But the historic loss of Hartlepool and the generally poor local elections performance across England show that it is in the autumn of its life unless something drastic is done.
It could be argued that we have been here before. Its outlook was bleak when Margaret Thatcher went to No 10 after the winter of discontent.
But it survived the surge in her vote amid mounting unemployment which won her three elections in a row, two with a larger majority than Boris Johnson managed against the unelectable Jeremy Corbyn in 2019.
The “Gang of Four” also showed that trying to break up an extremist Labour by forming a new party (SDP) may get you precisely nowhere.
Tony Blair brought some relief until he blew it over war with Iraq and Gordon Brown compounded its problems by losing control of public spending, even allowing for the 2008-9 financial crisis.
Since then it has been just one darned thing after another. Ed Miliband paved the way for Jeremy Corbyn’s capture of the party leadership by introducing £3 a year membership, thereby encouraging the entry of those in the far-left bent on controlling HM Loyal Opposition.
Sir Keir Starmer may not be one of these but his acceptance of a leading role on Corbyn’s front bench is a perhaps terminal cross he has to bear.
In short, Labour, in hock to a curious union and woke metropolitan “elite”, looks to be up the creek without a paddle – or even a prospective paddler if only they could find an oar.
This is not good news for the nation since a healthy Parliamentary democracy requires a competent alternative government.
I shall not be thanked for offering this 10-point plan for Labour’s recovery:
1. Re-shuffling towards moderation is not much good unless you know what you stand for now that poverty is merely relative and opportunity knocks for all determined to get on.
Your pioneers have achieved more than they ever dreamed possible, though they would be worried about widespread evidence of a loss of public discipline.
2. Seek to provide a credible, unique appeal when the state of society has narrowed the options and the Tories seem to hold all the cards.
Carping from the sidelines or being wise after the event simply will not do. You have to be seen to stand for distinctive values and have the guts to pursue them.
3. You will get nowhere unless you resonate with the public on economic and financial responsibility, social discipline and pride in a nation bent on playing a constructive role in a dangerous world.
You can’t blame it all on the idle rich when parental discipline seems to have gone to pot – witness teachers’ complaints of a lack of potty training, knife crime and the scourge of litter.
4. Dare to be a Daniel. Dare to stand alone as the party whose middle name is discipline and responsibility and which lives up to it on day-to-day issues.
5. Recognise that you can’t do this if the unions remain your paymasters, systematically raiding the public purse and seeing the world through class war spectacles.
They are relics of the past and have to be put in their place for the party to have any chance of convincing people it is politically serious.
6. If you are to attract alternative finance, you have to overcome Labour’s reputation for being financially loose with taxpayers’ money in the belief that money can solve everything.
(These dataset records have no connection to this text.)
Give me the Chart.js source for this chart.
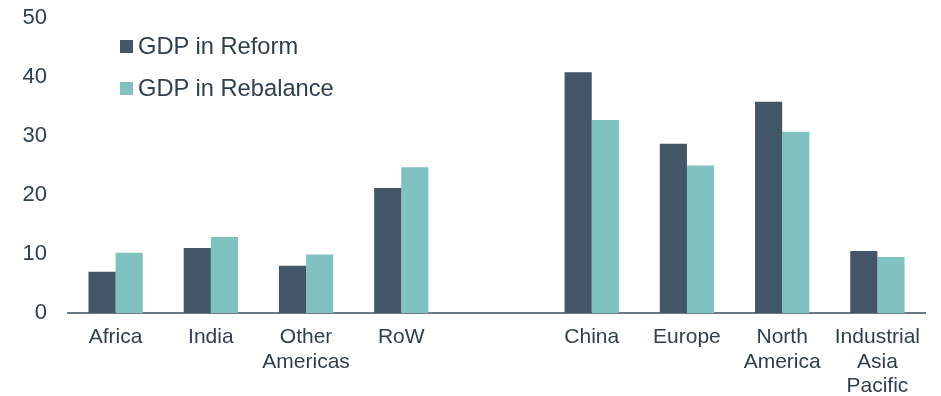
<!DOCTYPE html>
<html>
<head>
<meta charset="utf-8">
<script src="https://cdn.jsdelivr.net/npm/chart.js@4/dist/chart.umd.min.js"></script>
<style>
  html, body { margin: 0; padding: 0; background: #ffffff; }
  #wrap { position: relative; width: 941px; height: 396px; }
  #legend { position: absolute; left: 120px; top: 25px; font-family: "Liberation Sans", Arial, sans-serif; font-size: 23.7px; color: #2e3f4f; }
  #legend div { display: flex; align-items: center; height: 42px; }
  #legend span.sw { display: inline-block; width: 13px; height: 13px; margin-right: 5px; }
</style>
</head>
<body>
<div id="wrap">
  <canvas id="c" width="941" height="396"></canvas>
  <div id="legend"></div>
</div>
<script>
// Regions (blank slot separates the two groups)
const categories = ['Africa', 'India', ['Other', 'Americas'], 'RoW', '', 'China', 'Europe', ['North', 'America'], ['Industrial', 'Asia', 'Pacific']];
const seriesNames = ['GDP in Reform', 'GDP in Rebalance'];
const gdpReform = [7.0, 11.0, 8.0, 21.2, null, 40.8, 28.7, 35.8, 10.5];
const gdpRebalance = [10.2, 12.9, 9.9, 24.7, null, 32.7, 25.0, 30.7, 9.5];
const yTicks = [0, 10, 20, 30, 40, 50];

const colors = ['#425667', '#7fc2c1'];
const textColor = '#2e3f4f';
const fontFamily = '"Liberation Sans", Arial, sans-serif';

// Legend as HTML text
const legendEl = document.getElementById('legend');
seriesNames.forEach((name, i) => {
  const row = document.createElement('div');
  const sw = document.createElement('span');
  sw.className = 'sw';
  sw.style.background = colors[i];
  row.appendChild(sw);
  row.appendChild(document.createTextNode(name));
  legendEl.appendChild(row);
});

new Chart(document.getElementById('c'), {
  type: 'bar',
  data: {
    labels: categories,
    datasets: [
      { label: seriesNames[0], data: gdpReform, backgroundColor: colors[0] },
      { label: seriesNames[1], data: gdpRebalance, backgroundColor: colors[1] }
    ]
  },
  options: {
    responsive: false,
    animation: false,
    devicePixelRatio: 1,
    layout: { padding: { top: 18, right: 16, left: 0, bottom: 0 } },
    datasets: { bar: { categoryPercentage: 0.57, barPercentage: 1.0 } },
    plugins: { legend: { display: false }, tooltip: { enabled: false } },
    scales: {
      x: {
        grid: { display: false, drawTicks: false },
        border: { display: true, color: '#6b7a85', width: 2 },
        ticks: { color: textColor, font: { family: fontFamily, size: 21, lineHeight: 1.17 }, padding: 12, maxRotation: 0, autoSkip: false },
        afterFit: (s) => { s.height = 83; s.paddingLeft = 0; s.paddingRight = 0; }
      },
      y: {
        min: 0, max: 50,
        afterBuildTicks: (s) => { s.ticks = yTicks.map(v => ({ value: v })); },
        grid: { display: false, drawTicks: false },
        border: { display: false },
        ticks: { color: textColor, font: { family: fontFamily, size: 22 }, padding: 21 },
        afterFit: (s) => { s.width = 68; s.paddingTop = 0; s.paddingBottom = 0; }
      }
    }
  }
});
</script>
</body>
</html>
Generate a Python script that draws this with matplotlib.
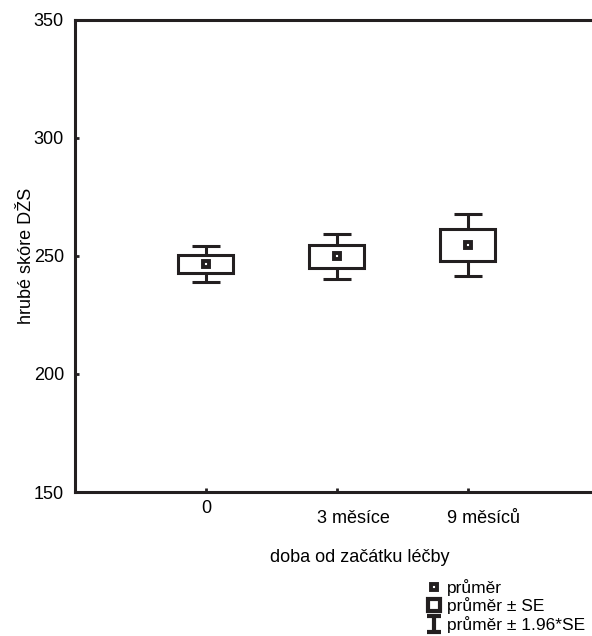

If it could, it would have done so by now in the NHS.
7. None of this can be achieved through the party conference, riddled as it is with “entryism”. The leader has to think clearly, organise support, carry opinion with him and put his stamp not just on Parliament but on the party in the country.
Labour has not only to look different but be different.
8. Convince the party that if it does not change the Tories will be perpetuated in power unless they drop a ton of bricks or bore us stiff.
9. Labour’s reform is desperately needed in the national interest. Delay is a recipe for disaster and a weaker country.
10. And this is the clincher: Keir Starmer has to decide whether he is the man for the job. If he thinks not, he should go. But who would replace him?
There’s the rub. Over to you, Sir Keir.